You have flippantly hired actors who don’t behave like Us. We saw a behind-the-scenes video of the Night King dancing to Drake in his dressing room, and it was an outrage. We can’t dance like that, and it’s important to us that no one else involved in fantasy can either.

You have soiled straight sex stuff by adding too much gay sex stuff. With the amount of gay stuff you’ve put in this series, We are having trouble suspending our disbelief. Did George R.R. Martin write this much gay stuff? We don’t know, We didn’t read the books. But probably not. Yara Greyjoy, Oberon Martell, Loras Tyrell, Renly Baratheon, all gay. How is this appropriate? There are children who watch Game of Thrones. Children. A quick note: the girl-on-girl stuff with Daenerys Targaryen is perfectly fine. More of that, please.

You have abandoned Our fandom by writing one-dimensional male characters. We’re sick of the women characters being the ones you guys actually spend time writing; pushing Hollywood’s sick agenda of masculine inferiority. Do you know how hard it is not to have anyone to fully identify with on-screen? We don’t consider ourselves as soft as Jon Snow, We’re more manly—like Tormund, but We’re not into butch-girls. We’re smart as hell like Tyrion, but We’re not short. Every other cool guy that We would normally identify with is either dead, mutilated, or gay. Fix this.
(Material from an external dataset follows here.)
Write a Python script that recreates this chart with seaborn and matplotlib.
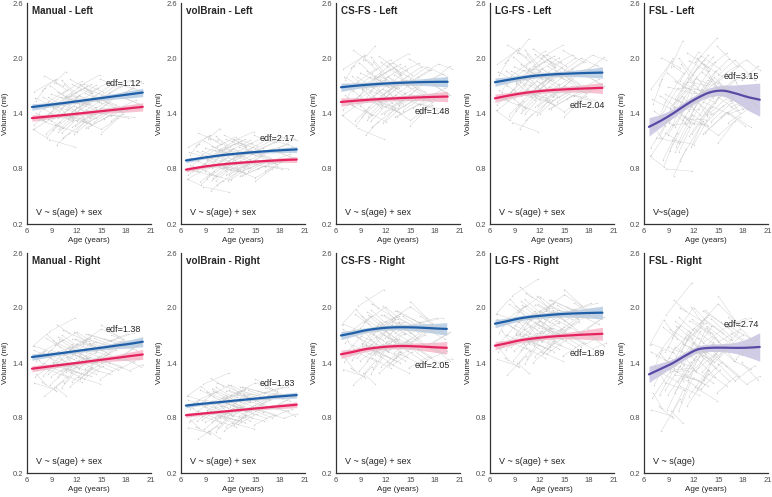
import numpy as np
import pandas as pd
import seaborn as sns
import matplotlib
matplotlib.use("Agg")
import matplotlib.pyplot as plt
# --------------------------------------------------------------------------------------------------
# GAM fits (male = blue, female = pink, FSL = single purple fit)
age_grid = [6.6, 8.0, 9.5, 11.0, 12.5, 14.0, 15.5, 17.0, 18.5, 20.0]

manual_l_male = [1.47, 1.486, 1.503, 1.52, 1.538, 1.556, 1.574, 1.592, 1.61, 1.628]
manual_l_female = [1.35, 1.362, 1.375, 1.388, 1.402, 1.416, 1.43, 1.444, 1.458, 1.472]
manual_l_ci = [0.035, 0.028, 0.022, 0.020, 0.020, 0.022, 0.027, 0.033, 0.040, 0.045]

volbrain_l_male = [0.89, 0.91, 0.93, 0.948, 0.962, 0.974, 0.985, 0.995, 1.003, 1.01]
volbrain_l_female = [0.79, 0.812, 0.832, 0.848, 0.86, 0.871, 0.88, 0.888, 0.895, 0.90]
volbrain_l_ci = [0.025, 0.018, 0.015, 0.014, 0.014, 0.015, 0.018, 0.022, 0.027, 0.032]

csfs_l_male = [1.685, 1.698, 1.71, 1.72, 1.728, 1.734, 1.739, 1.742, 1.744, 1.745]
csfs_l_female = [1.525, 1.536, 1.546, 1.555, 1.562, 1.568, 1.573, 1.578, 1.582, 1.585]
csfs_l_ci = [0.045, 0.035, 0.028, 0.025, 0.025, 0.027, 0.032, 0.040, 0.050, 0.060]

lgfs_l_male = [1.74, 1.762, 1.785, 1.805, 1.818, 1.827, 1.833, 1.838, 1.842, 1.845]
lgfs_l_female = [1.565, 1.59, 1.614, 1.633, 1.647, 1.657, 1.664, 1.67, 1.675, 1.68]
lgfs_l_ci = [0.045, 0.035, 0.028, 0.025, 0.025, 0.027, 0.032, 0.040, 0.050, 0.065]

fsl_l_all = [1.255, 1.32, 1.40, 1.49, 1.57, 1.63, 1.648, 1.62, 1.58, 1.55]
fsl_l_ci = [0.10, 0.07, 0.05, 0.045, 0.045, 0.05, 0.06, 0.09, 0.14, 0.18]

manual_r_male = [1.465, 1.482, 1.50, 1.518, 1.537, 1.555, 1.573, 1.592, 1.61, 1.632]
manual_r_female = [1.338, 1.354, 1.372, 1.389, 1.406, 1.424, 1.441, 1.458, 1.476, 1.493]
manual_r_ci = [0.035, 0.028, 0.022, 0.020, 0.020, 0.022, 0.027, 0.035, 0.045, 0.055]

volbrain_r_male = [0.935, 0.95, 0.963, 0.976, 0.99, 1.003, 1.016, 1.029, 1.04, 1.05]
volbrain_r_female = [0.83, 0.843, 0.856, 0.869, 0.882, 0.895, 0.908, 0.921, 0.933, 0.945]
volbrain_r_ci = [0.025, 0.018, 0.015, 0.014, 0.014, 0.015, 0.018, 0.022, 0.027, 0.032]

csfs_r_male = [1.70, 1.725, 1.755, 1.775, 1.787, 1.79, 1.788, 1.782, 1.775, 1.77]
csfs_r_female = [1.495, 1.52, 1.55, 1.568, 1.58, 1.585, 1.582, 1.576, 1.569, 1.564]
csfs_r_ci = [0.045, 0.035, 0.028, 0.027, 0.028, 0.030, 0.037, 0.047, 0.060, 0.075]

lgfs_r_male = [1.829, 1.855, 1.885, 1.905, 1.918, 1.93, 1.938, 1.943, 1.947, 1.95]
lgfs_r_female = [1.589, 1.615, 1.645, 1.665, 1.68, 1.692, 1.70, 1.708, 1.714, 1.72]
lgfs_r_ci = [0.045, 0.035, 0.028, 0.027, 0.028, 0.030, 0.037, 0.047, 0.060, 0.075]

fsl_r_all = [1.276, 1.335, 1.40, 1.48, 1.548, 1.565, 1.567, 1.565, 1.567, 1.575]
fsl_r_ci = [0.09, 0.065, 0.045, 0.04, 0.04, 0.04, 0.045, 0.06, 0.10, 0.155]

panel_titles = ["Manual - Left", "volBrain - Left", "CS-FS - Left", "LG-FS - Left", "FSL - Left",
                "Manual - Right", "volBrain - Right", "CS-FS - Right", "LG-FS - Right", "FSL - Right"]
edf_labels = ["edf=1.12", "edf=2.17", "edf=1.48", "edf=2.04", "edf=3.15",
              "edf=1.38", "edf=1.83", "edf=2.05", "edf=1.89", "edf=2.74"]
formulas = ["V ~ s(age) + sex"] * 4 + ["V~s(age)"] + ["V ~ s(age) + sex"] * 4 + ["V ~ s(age)"]
fit_end = [20.0, 20.0, 19.5, 19.6, 20.0, 20.0, 20.0, 19.4, 19.6, 20.0]

fits = [
    (manual_l_male, manual_l_female, manual_l_ci),
    (volbrain_l_male, volbrain_l_female, volbrain_l_ci),
    (csfs_l_male, csfs_l_female, csfs_l_ci),
    (lgfs_l_male, lgfs_l_female, lgfs_l_ci),
    (fsl_l_all, None, fsl_l_ci),
    (manual_r_male, manual_r_female, manual_r_ci),
    (volbrain_r_male, volbrain_r_female, volbrain_r_ci),
    (csfs_r_male, csfs_r_female, csfs_r_ci),
    (lgfs_r_male, lgfs_r_female, lgfs_r_ci),
    (fsl_r_all, None, fsl_r_ci),
]

# individual trajectories: scan ages and offsets from the fitted mean (hand-read, in units of spread)
traj_ages = [
    [7.0, 9.1, 11.3], [7.5, 10.2], [8.0, 10.1, 12.4, 14.6], [8.3, 11.0], [8.8, 10.9, 13.2],
    [9.0, 11.6], [9.4, 12.0, 14.1], [9.7, 12.3], [10.0, 12.1, 14.5, 16.8], [10.3, 13.0],
    [10.6, 12.9, 15.2], [11.0, 13.4], [11.2, 13.8, 16.0], [11.5, 14.0], [11.9, 14.3, 16.6],
    [12.2, 14.8], [12.6, 15.1, 17.4], [13.0, 15.5], [13.4, 16.0, 18.2], [13.9, 16.3],
    [14.3, 16.9, 19.0], [14.8, 17.2], [15.3, 17.8], [15.9, 18.4, 20.0], [16.5, 19.2],
    [6.8, 8.9], [7.2, 9.8, 12.0], [7.8, 9.5], [8.5, 10.6, 12.8], [9.2, 11.4],
    [9.9, 11.8, 13.6], [10.4, 12.6], [10.8, 12.2, 14.9], [11.7, 13.1], [12.0, 14.6, 17.0],
    [12.9, 15.4], [13.6, 15.8, 18.0], [14.5, 17.5], [16.2, 18.7], [17.1, 19.6],
    [8.1, 10.4], [9.6, 11.1], [7.4, 8.6, 10.8], [10.1, 11.5, 13.0], [11.3, 12.7, 14.2],
    [6.7, 8.4, 10.0], [9.3, 10.7], [10.9, 13.3, 15.6], [12.4, 13.9], [8.7, 11.8],
]
traj_offsets = [
    [0.35, 0.10, 0.22], [-0.20, -0.45], [0.05, 0.30, 0.12, 0.40], [-0.55, -0.15], [0.60, 0.25, 0.48],
    [-0.10, 0.18], [-0.35, -0.60, -0.30], [0.42, 0.08], [0.15, -0.12, 0.20, -0.05], [-0.70, -0.38],
    [0.28, 0.55, 0.30], [-0.25, 0.05], [0.70, 0.35, 0.52], [-0.45, -0.20], [0.02, -0.30, -0.10],
    [0.50, 0.72], [-0.15, 0.12, -0.22], [0.32, 0.05], [-0.52, -0.28, -0.40], [0.20, 0.45],
    [-0.08, 0.18, 0.30], [0.62, 0.38], [-0.35, -0.12], [0.25, 0.50, 0.40], [-0.20, 0.02],
    [-0.30, -0.05], [0.18, -0.20, 0.10], [0.50, 0.75], [-0.10, 0.15, -0.25], [0.08, -0.32],
    [-0.48, -0.18, -0.42], [0.38, 0.62], [-0.02, 0.28, 0.05], [-0.62, -0.35], [0.12, -0.15, 0.18],
    [0.45, 0.20], [-0.28, 0.02, -0.18], [0.10, 0.38], [-0.42, -0.15], [0.15, -0.10],
    [0.85, 0.55], [-0.85, -0.60], [-0.05, 0.22, 0.45], [0.00, -0.25, 0.10], [0.35, 0.10, -0.05],
    [-0.40, -0.65, -0.30], [0.65, 0.90], [-0.15, -0.40, -0.20], [0.55, 0.30], [-0.70, -0.95],
]
# second scan cohort, shifted ages (hand-read)
traj_ages_b = [
    [7.9, 9.6, 11.9], [8.6, 10.3], [9.1, 11.2, 13.5], [9.8, 12.5], [10.5, 12.0, 14.4],
    [11.4, 13.7], [12.8, 15.0, 17.6], [13.2, 14.7], [14.1, 16.5], [15.0, 17.0, 19.4],
    [7.1, 8.2], [8.9, 11.7], [10.2, 11.9, 13.8], [11.8, 14.2], [12.3, 13.6, 15.9],
    [6.9, 9.4, 11.6], [9.5, 10.8], [10.7, 13.1], [13.1, 16.2, 18.9], [17.8, 19.8],
]
traj_offsets_b = [
    [0.22, -0.08, 0.12], [-0.32, -0.10], [0.48, 0.20, 0.35], [-0.18, -0.42], [0.10, 0.32, 0.05],
    [-0.58, -0.30], [0.30, 0.08, 0.25], [-0.05, -0.28], [0.40, 0.15], [-0.22, -0.45, -0.25],
    [0.02, 0.25], [-0.40, -0.12], [0.58, 0.30, 0.45], [0.05, -0.18], [-0.30, -0.05, -0.25],
    [0.40, 0.15, 0.28], [-0.65, -0.45], [0.18, -0.08], [0.08, 0.30, 0.12], [-0.10, 0.12],
]
traj_spread = [0.45, 0.38, 0.55, 0.55, 0.80, 0.45, 0.38, 0.55, 0.55, 0.80]
# --------------------------------------------------------------------------------------------------
# layout (pixel positions of the axes in the 772x497 canvas) and text positions
ax_left_px = [27, 181, 336, 490, 644]
ax_width_px = 124
row_box_px = [(3, 224), (253, 473)]
edf_pos = [(17.7, 1.73), (17.6, 1.13), (17.6, 1.42), (17.8, 1.49), (17.8, 1.80),
           (17.7, 1.76), (17.6, 1.175), (17.7, 1.375), (17.8, 1.50), (17.8, 1.82)]

col_male = "#1f5fa8"
col_female = "#e5245f"
col_all = "#5a4aa6"
col_traj = "#cbcbcb"


def smooth(xs, ys, xf):
    """cubic hermite through the read-off points, so the fits look like smooth GAM curves"""
    xs = np.asarray(xs, float)
    ys = np.asarray(ys, float)
    m = np.gradient(ys, xs)
    idx = np.clip(np.searchsorted(xs, xf) - 1, 0, len(xs) - 2)
    h = xs[idx + 1] - xs[idx]
    t = (xf - xs[idx]) / h
    return ((2 * t**3 - 3 * t**2 + 1) * ys[idx] + (t**3 - 2 * t**2 + t) * h * m[idx]
            + (-2 * t**3 + 3 * t**2) * ys[idx + 1] + (t**3 - t**2) * h * m[idx + 1])


sns.set_style("white")
plt.rcParams["font.family"] = ["Liberation Sans", "DejaVu Sans"]

fig = plt.figure(figsize=(7.72, 4.97), dpi=100)
W, H = 772, 497

for i, title in enumerate(panel_titles):
    row, col = divmod(i, 5)
    top, bottom = row_box_px[row]
    ax = fig.add_axes([ax_left_px[col] / W, 1 - bottom / H, ax_width_px / W, (bottom - top) / H])

    male, female, ci = fits[i]
    if female is None:
        center = np.array(male)
    else:
        center = (np.array(male) + np.array(female)) / 2

    # spaghetti of individual subjects
    sign = 1 if row == 0 else -1
    rows = []
    cohorts = [(traj_ages, traj_offsets, sign), (traj_ages_b, traj_offsets_b, -sign),
               (traj_ages_b, traj_offsets, sign)]
    n = 0
    for ages_set, offs_set, sg in cohorts:
        for ages, offs in zip(ages_set, offs_set):
            for a, o in zip(ages, offs):
                rows.append({"subj": n, "age": a,
                             "vol": np.interp(a, age_grid, center) + sg * o * traj_spread[i]})
            n += 1
    df_traj = pd.DataFrame(rows)
    sns.lineplot(data=df_traj, x="age", y="vol", units="subj", estimator=None, ax=ax,
                 color=col_traj, lw=0.35, marker="o", markersize=1.0, markeredgewidth=0,
                 alpha=0.85, legend=False)

    # fitted curves with confidence bands
    g = np.linspace(age_grid[0], fit_end[i], 80)
    series = [(male, col_all if female is None else col_male)]
    if female is not None:
        series.append((female, col_female))
    for vals, c in series:
        v = smooth(age_grid, vals, g)
        w = smooth(age_grid, ci, g)
        df_fit = pd.DataFrame({"age": g, "vol": v})
        ax.fill_between(g, v - w, v + w, color=c, alpha=0.28, lw=0)
        sns.lineplot(data=df_fit, x="age", y="vol", ax=ax, color=c, lw=1.6)

    ax.set_xlim(6, 21)
    ax.set_ylim(0.2, 2.6)
    ax.set_xticks([6, 9, 12, 15, 18, 21])
    ax.set_yticks([0.2, 0.8, 1.4, 2.0, 2.6])
    ax.set_yticklabels(["0.2", "0.8", "1.4", "2.0", "2.6"])
    ax.tick_params(axis="both", labelsize=5.5, colors="#4d4d4d", length=2, width=0.6, pad=1)
    ax.set_xlabel("Age (years)", fontsize=5.8, labelpad=1)
    ax.set_ylabel("Volume (ml)", fontsize=5.8, labelpad=2)
    sns.despine(ax=ax)
    for s in ["left", "bottom"]:
        ax.spines[s].set_color("#333333")
        ax.spines[s].set_linewidth(0.9)

    ax.text(0.04, 0.985, title, transform=ax.transAxes, fontsize=7.1, fontweight="bold",
            ha="left", va="top")
    ax.text(edf_pos[i][0], edf_pos[i][1], edf_labels[i], fontsize=6.5, ha="center", va="center")
    ax.text(7.1, 0.33, formulas[i], fontsize=6.5, ha="left", va="center")

fig.savefig("out.png", dpi=100)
You have shamelessly attacked Us and Our negative opinions. You have written us off as racist, homophobic, entitled, overweight, straight white men, which is bullshit. We aren’t all straight white men, We also have one straight white woman: Britney. And she’s as fired up as the rest of Us. Also she’s hot, and has almost dated several of Us, which should tell you that we’re actually pretty good guys, all in all.

We, the fans of Star Wars (and Game of Thrones), do therefore, in the name of the old gods and the new, solemnly publish and declare our intentions should We find the final season of Game of thrones unsatisfactory per our complaints: to ruin your careers via twitter, to possibly redo the entire series ourselves and put it on Britney’s Youtube channel (which has over 150 subscribers), and to absolutely –with all our hearts– not buy any of your merch.

TO THESE ENDS, WE PLEDGE OUR OWN MERCHANDISE (Britney has an Etsy account she said We could use), OUR HONOR, AND OUR WALLETS.